-- START OF Data segment --
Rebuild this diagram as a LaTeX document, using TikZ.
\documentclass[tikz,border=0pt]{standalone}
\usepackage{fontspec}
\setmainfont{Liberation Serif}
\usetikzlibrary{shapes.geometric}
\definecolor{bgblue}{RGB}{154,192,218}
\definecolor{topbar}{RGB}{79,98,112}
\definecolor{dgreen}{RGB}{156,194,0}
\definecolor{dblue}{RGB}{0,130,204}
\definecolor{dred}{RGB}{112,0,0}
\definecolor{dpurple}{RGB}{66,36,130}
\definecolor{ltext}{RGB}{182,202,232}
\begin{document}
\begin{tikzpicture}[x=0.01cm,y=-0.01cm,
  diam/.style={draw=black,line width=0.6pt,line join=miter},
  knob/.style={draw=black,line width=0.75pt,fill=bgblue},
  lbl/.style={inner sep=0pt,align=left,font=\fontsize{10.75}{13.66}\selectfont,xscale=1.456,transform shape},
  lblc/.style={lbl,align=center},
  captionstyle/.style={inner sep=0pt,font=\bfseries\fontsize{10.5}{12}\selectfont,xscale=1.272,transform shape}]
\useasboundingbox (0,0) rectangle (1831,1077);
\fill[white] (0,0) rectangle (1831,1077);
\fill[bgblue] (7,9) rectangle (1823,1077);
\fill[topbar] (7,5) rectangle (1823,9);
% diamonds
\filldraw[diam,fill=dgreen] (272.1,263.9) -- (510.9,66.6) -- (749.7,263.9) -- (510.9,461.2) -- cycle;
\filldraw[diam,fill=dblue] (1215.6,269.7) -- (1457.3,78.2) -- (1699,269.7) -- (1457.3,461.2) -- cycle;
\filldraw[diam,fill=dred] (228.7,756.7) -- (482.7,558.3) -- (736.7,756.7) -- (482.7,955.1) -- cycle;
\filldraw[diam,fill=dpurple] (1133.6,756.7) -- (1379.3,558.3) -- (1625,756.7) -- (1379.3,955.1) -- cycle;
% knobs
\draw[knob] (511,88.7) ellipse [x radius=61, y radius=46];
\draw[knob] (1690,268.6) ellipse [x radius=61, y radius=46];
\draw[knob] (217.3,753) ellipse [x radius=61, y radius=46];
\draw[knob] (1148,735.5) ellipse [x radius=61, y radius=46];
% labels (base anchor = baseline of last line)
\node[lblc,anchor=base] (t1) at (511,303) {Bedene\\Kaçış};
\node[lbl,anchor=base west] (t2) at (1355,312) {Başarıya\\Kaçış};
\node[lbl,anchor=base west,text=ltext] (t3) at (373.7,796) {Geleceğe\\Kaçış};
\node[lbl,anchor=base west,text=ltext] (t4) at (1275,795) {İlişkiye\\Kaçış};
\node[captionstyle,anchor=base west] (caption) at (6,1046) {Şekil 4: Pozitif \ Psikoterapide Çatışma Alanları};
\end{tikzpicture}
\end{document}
-- END OF Data segment --
● **Task description**
Hand back the material above in full, exactly as written.

● **Task response**
Rebuild this diagram as a LaTeX document, using TikZ.
\documentclass[tikz,border=0pt]{standalone}
\usepackage{fontspec}
\setmainfont{Liberation Serif}
\usetikzlibrary{shapes.geometric}
\definecolor{bgblue}{RGB}{154,192,218}
\definecolor{topbar}{RGB}{79,98,112}
\definecolor{dgreen}{RGB}{156,194,0}
\definecolor{dblue}{RGB}{0,130,204}
\definecolor{dred}{RGB}{112,0,0}
\definecolor{dpurple}{RGB}{66,36,130}
\definecolor{ltext}{RGB}{182,202,232}
\begin{document}
\begin{tikzpicture}[x=0.01cm,y=-0.01cm,
  diam/.style={draw=black,line width=0.6pt,line join=miter},
  knob/.style={draw=black,line width=0.75pt,fill=bgblue},
  lbl/.style={inner sep=0pt,align=left,font=\fontsize{10.75}{13.66}\selectfont,xscale=1.456,transform shape},
  lblc/.style={lbl,align=center},
  captionstyle/.style={inner sep=0pt,font=\bfseries\fontsize{10.5}{12}\selectfont,xscale=1.272,transform shape}]
\useasboundingbox (0,0) rectangle (1831,1077);
\fill[white] (0,0) rectangle (1831,1077);
\fill[bgblue] (7,9) rectangle (1823,1077);
\fill[topbar] (7,5) rectangle (1823,9);
% diamonds
\filldraw[diam,fill=dgreen] (272.1,263.9) -- (510.9,66.6) -- (749.7,263.9) -- (510.9,461.2) -- cycle;
\filldraw[diam,fill=dblue] (1215.6,269.7) -- (1457.3,78.2) -- (1699,269.7) -- (1457.3,461.2) -- cycle;
\filldraw[diam,fill=dred] (228.7,756.7) -- (482.7,558.3) -- (736.7,756.7) -- (482.7,955.1) -- cycle;
\filldraw[diam,fill=dpurple] (1133.6,756.7) -- (1379.3,558.3) -- (1625,756.7) -- (1379.3,955.1) -- cycle;
% knobs
\draw[knob] (511,88.7) ellipse [x radius=61, y radius=46];
\draw[knob] (1690,268.6) ellipse [x radius=61, y radius=46];
\draw[knob] (217.3,753) ellipse [x radius=61, y radius=46];
\draw[knob] (1148,735.5) ellipse [x radius=61, y radius=46];
% labels (base anchor = baseline of last line)
\node[lblc,anchor=base] (t1) at (511,303) {Bedene\\Kaçış};
\node[lbl,anchor=base west] (t2) at (1355,312) {Başarıya\\Kaçış};
\node[lbl,anchor=base west,text=ltext] (t3) at (373.7,796) {Geleceğe\\Kaçış};
\node[lbl,anchor=base west,text=ltext] (t4) at (1275,795) {İlişkiye\\Kaçış};
\node[captionstyle,anchor=base west] (caption) at (6,1046) {Şekil 4: Pozitif \ Psikoterapide Çatışma Alanları};
\end{tikzpicture}
\end{document}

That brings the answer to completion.